Short exercise — Print exactly the lines from the first one down to the line containing "46, 46.5, 48.6, 49]", both ends included, with no pictures and nothing else.

Information provided —

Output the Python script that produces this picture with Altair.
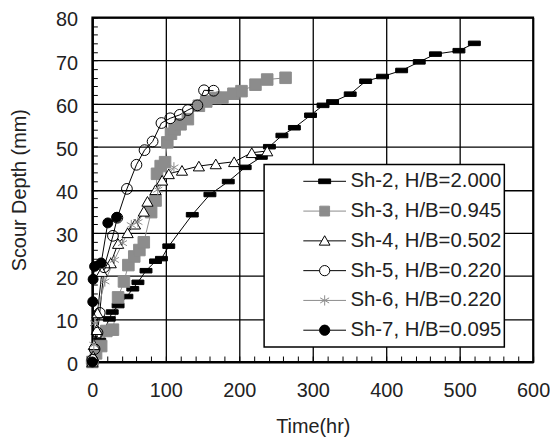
import altair as alt
import pandas as pd

# ---------------- data ----------------
names = ["Sh-2, H/B=2.000", "Sh-3, H/B=0.945", "Sh-4, H/B=0.502",
         "Sh-5, H/B=0.220", "Sh-6, H/B=0.220", "Sh-7, H/B=0.095"]

sh2_t = [0, 10, 23, 27, 35, 47, 55, 62, 73, 86, 94, 104, 136, 160, 185, 208, 230, 241,
         258, 275, 297, 314, 327, 351, 372, 395, 421, 445, 467, 499, 520]
sh2_d = [0, 5, 10, 11.6, 13.1, 15.2, 17, 18.5, 21.2, 23.4, 24, 26.9, 34.2, 38.9, 41.9, 45.2,
         47.6, 50, 52.6, 54.4, 57.3, 59.6, 60.4, 62.2, 65.2, 66.3, 67.7, 69.7, 71.5, 72.3, 74.0]

sh3_t = [0, 5, 12, 19, 28, 35, 43, 49, 57, 64, 70, 80, 86, 88, 93, 99, 102, 107, 112, 120,
         130, 145, 155, 168, 177, 192, 203, 222, 238, 263]
sh3_d = [0, 2, 3.7, 7.2, 7.5, 15, 18.7, 22.5, 24.5, 26, 27.8, 34.8, 37.5, 43.7, 45.5, 46.4,
         51, 53, 54, 55.2, 56.4, 59.5, 60.5, 61.3, 61.4, 62.3, 62.9, 64.4, 65.6, 66]

sh4_t = [0, 1, 2, 6, 7, 13, 25, 35, 48, 58, 70, 75, 86, 95, 104, 122, 145, 168, 193, 217, 238]
sh4_d = [0, 1.4, 4, 7.5, 11.4, 21, 23, 27.5, 30, 32, 35, 37.3, 40, 42.2, 43.7, 44.5, 45.5,
         46, 46.5, 48.6, 49]

sh5_t = [0, 3, 7, 10, 16, 28, 34, 47, 60, 71, 82, 94, 106, 119, 130, 143, 152, 165]
sh5_d = [0.5, 3, 6.8, 11.4, 22, 29.3, 33.5, 40.2, 45.8, 49.2, 51.2, 55.5, 56.6, 57.4, 58.5,
         59.6, 63.1, 63]

sh6_t = [0, 2, 3, 17, 30, 41, 53, 62, 89, 111]
sh6_d = [0, 4, 9, 18.7, 23.7, 27.6, 31.8, 32.5, 40, 45.2]

sh7_t = [0, 0.5, 1, 3, 12, 21, 33]
sh7_d = [0, 14, 19.2, 22.2, 23, 32.3, 33.6]

times = [sh2_t, sh3_t, sh4_t, sh5_t, sh6_t, sh7_t]
depths = [sh2_d, sh3_d, sh4_d, sh5_d, sh6_d, sh7_d]

x_major = list(range(0, 601, 100))
x_minor = list(range(0, 601, 20))
y_major = list(range(0, 81, 10))
y_minor = list(range(0, 81, 2))

# ---------------- styles ----------------
GRAY = "#8c8c8c"
line_colors = ["black", GRAY, "black", "black", GRAY, "black"]
marker_strokes = ["black", GRAY, "black", "black", GRAY, "black"]
marker_fills = ["black", GRAY, "white", "transparent", "transparent", "black"]
marker_shapes = [
    "M-1,-0.38L1,-0.38L1,0.38L-1,0.38Z",
    "square",
    "triangle-up",
    "circle",
    "M0,-1L0,1M-0.87,-0.5L0.87,0.5M-0.87,0.5L0.87,-0.5",
    "circle",
]
marker_sizes = [144, 100, 110, 170, 121, 120]

legend_shapes = [
    "M-1,0L1,0M-0.28,-0.11L0.28,-0.11L0.28,0.11L-0.28,0.11Z",
    "M-1,0L1,0M-0.23,-0.23L0.23,-0.23L0.23,0.23L-0.23,0.23Z",
    "M-1,0L-0.136,0M0.136,0L1,0M0,-0.24L0.25,0.2L-0.25,0.2Z",
    "M-1,0L-0.24,0M0.24,0L1,0M0.24,0A0.24,0.24 0 1,1 -0.24,0A0.24,0.24 0 1,1 0.24,0Z",
    "M-1,0L1,0M0,-0.24L0,0.24M-0.21,-0.12L0.21,0.12M-0.21,0.12L0.21,-0.12",
    "M-1,0L-0.24,0M0.24,0L1,0M0.24,0A0.24,0.24 0 1,1 -0.24,0A0.24,0.24 0 1,1 0.24,0Z",
]

rows = []
for name, ts, ds in zip(names, times, depths):
    for i, (t, d) in enumerate(zip(ts, ds)):
        rows.append({"series": name, "t": t, "d": d, "i": i})
df = pd.DataFrame(rows)

W, H = 444, 347
FONT = "Liberation Sans"
TXT = "#222222"

xs = alt.Scale(domain=[0, 600], nice=False, zero=False)
ys = alt.Scale(domain=[0, 80], nice=False, zero=False)

main_x_axis = alt.Axis(
    orient="bottom", values=x_major, grid=True, gridColor="black", gridWidth=1.3,
    tickSize=0, domain=True, domainColor="black", domainWidth=2,
    labelFont=FONT, labelFontSize=20, labelColor=TXT, labelPadding=35,
    labelBaseline="alphabetic", labelFlush=False, labelOverlap=False,
    title="Time(hr)", titleFont=FONT, titleFontSize=20, titleFontWeight=400,
    titleColor=TXT, titleX=W / 2, titleY=71, titleBaseline="alphabetic", titleAlign="center",
)
main_y_axis = alt.Axis(
    orient="left", values=y_major, grid=True, gridColor="black", gridWidth=1.3,
    tickSize=0, domain=True, domainColor="black", domainWidth=2,
    labelFont=FONT, labelFontSize=20, labelColor=TXT, labelPadding=15,
    labelBaseline="alphabetic", labelOffset=8.5, labelFlush=False, labelOverlap=False,
    title="Scour Depth (mm)", titleFont=FONT, titleFontSize=20, titleFontWeight=400,
    titleColor=TXT, titleX=-67, titleY=H / 2, titleAngle=270,
    titleBaseline="alphabetic", titleAlign="center",
)
minor_x_axis = alt.Axis(
    orient="top", offset=-H, values=x_minor, tickSize=6, tickColor="black", tickWidth=1,
    labels=False, domain=False, grid=False, title=None,
)
minor_y_axis = alt.Axis(
    orient="right", offset=-W, values=y_minor, tickSize=5, tickColor="black", tickWidth=1,
    labels=False, domain=False, grid=False, title=None,
)

lines = alt.Chart(df).mark_line(strokeWidth=1).encode(
    x=alt.X("t:Q", scale=xs, axis=main_x_axis),
    y=alt.Y("d:Q", scale=ys, axis=main_y_axis),
    stroke=alt.Stroke("series:N", scale=alt.Scale(domain=names, range=line_colors), legend=None),
    order=alt.Order("i:Q"),
)

points = alt.Chart(df).mark_point(filled=True, strokeWidth=1, opacity=1).encode(
    x=alt.X("t:Q", scale=xs, axis=None),
    y=alt.Y("d:Q", scale=ys, axis=None),
    shape=alt.Shape("series:N", scale=alt.Scale(domain=names, range=marker_shapes), legend=None),
    fill=alt.Fill("series:N", scale=alt.Scale(domain=names, range=marker_fills), legend=None),
    stroke=alt.Stroke("series:N", scale=alt.Scale(domain=names, range=marker_strokes), legend=None),
    size=alt.Size("series:N", scale=alt.Scale(domain=names, range=marker_sizes), legend=None),
)

leg = alt.Legend(
    orient="none", legendX=173, legendY=148, title=None, padding=2,
    strokeColor="black", fillColor="white", cornerRadius=0,
    symbolSize=1849, symbolStrokeWidth=1, symbolOffset=37, symbolOpacity=1,
    labelOffset=4, labelFont=FONT, labelFontSize=20.5, labelColor=TXT, labelLimit=400,
    clipHeight=30, rowPadding=0,
    labelExpr="datum.label + '\u00a0\u00a0\u00a0'",
)

legend_layer = alt.Chart(df).mark_point(filled=True, strokeWidth=1, opacity=0).encode(
    x=alt.X("t:Q", scale=xs, axis=minor_x_axis),
    y=alt.Y("d:Q", scale=ys, axis=minor_y_axis),
    shape=alt.Shape("series:N", scale=alt.Scale(domain=names, range=legend_shapes), legend=leg),
    fill=alt.Fill("series:N", scale=alt.Scale(domain=names, range=marker_fills), legend=leg),
    stroke=alt.Stroke("series:N", scale=alt.Scale(domain=names, range=marker_strokes), legend=leg),
)

chart = alt.layer(lines, points, legend_layer).resolve_axis(
    x="independent", y="independent"
).resolve_scale(
    shape="independent", fill="independent", stroke="independent", size="independent"
).resolve_legend(
    shape="independent", fill="independent", stroke="independent", size="independent"
).properties(
    width=W, height=H,
    autosize=alt.AutoSizeParams(type="none"),
    padding={"left": 85, "top": 8, "right": 17, "bottom": 76},
).configure_view(
    stroke="black", strokeWidth=2
).configure_axis(
    titleFontWeight="normal"
).configure_legend(
    strokeWidth=1.5
)

chart.save("out.html", embed_options={"renderer": "svg", "actions": False})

Result of the task —
Output the Python script that produces this picture with Altair.
import altair as alt
import pandas as pd

# ---------------- data ----------------
names = ["Sh-2, H/B=2.000", "Sh-3, H/B=0.945", "Sh-4, H/B=0.502",
         "Sh-5, H/B=0.220", "Sh-6, H/B=0.220", "Sh-7, H/B=0.095"]

sh2_t = [0, 10, 23, 27, 35, 47, 55, 62, 73, 86, 94, 104, 136, 160, 185, 208, 230, 241,
         258, 275, 297, 314, 327, 351, 372, 395, 421, 445, 467, 499, 520]
sh2_d = [0, 5, 10, 11.6, 13.1, 15.2, 17, 18.5, 21.2, 23.4, 24, 26.9, 34.2, 38.9, 41.9, 45.2,
         47.6, 50, 52.6, 54.4, 57.3, 59.6, 60.4, 62.2, 65.2, 66.3, 67.7, 69.7, 71.5, 72.3, 74.0]

sh3_t = [0, 5, 12, 19, 28, 35, 43, 49, 57, 64, 70, 80, 86, 88, 93, 99, 102, 107, 112, 120,
         130, 145, 155, 168, 177, 192, 203, 222, 238, 263]
sh3_d = [0, 2, 3.7, 7.2, 7.5, 15, 18.7, 22.5, 24.5, 26, 27.8, 34.8, 37.5, 43.7, 45.5, 46.4,
         51, 53, 54, 55.2, 56.4, 59.5, 60.5, 61.3, 61.4, 62.3, 62.9, 64.4, 65.6, 66]

sh4_t = [0, 1, 2, 6, 7, 13, 25, 35, 48, 58, 70, 75, 86, 95, 104, 122, 145, 168, 193, 217, 238]
sh4_d = [0, 1.4, 4, 7.5, 11.4, 21, 23, 27.5, 30, 32, 35, 37.3, 40, 42.2, 43.7, 44.5, 45.5,
         46, 46.5, 48.6, 49]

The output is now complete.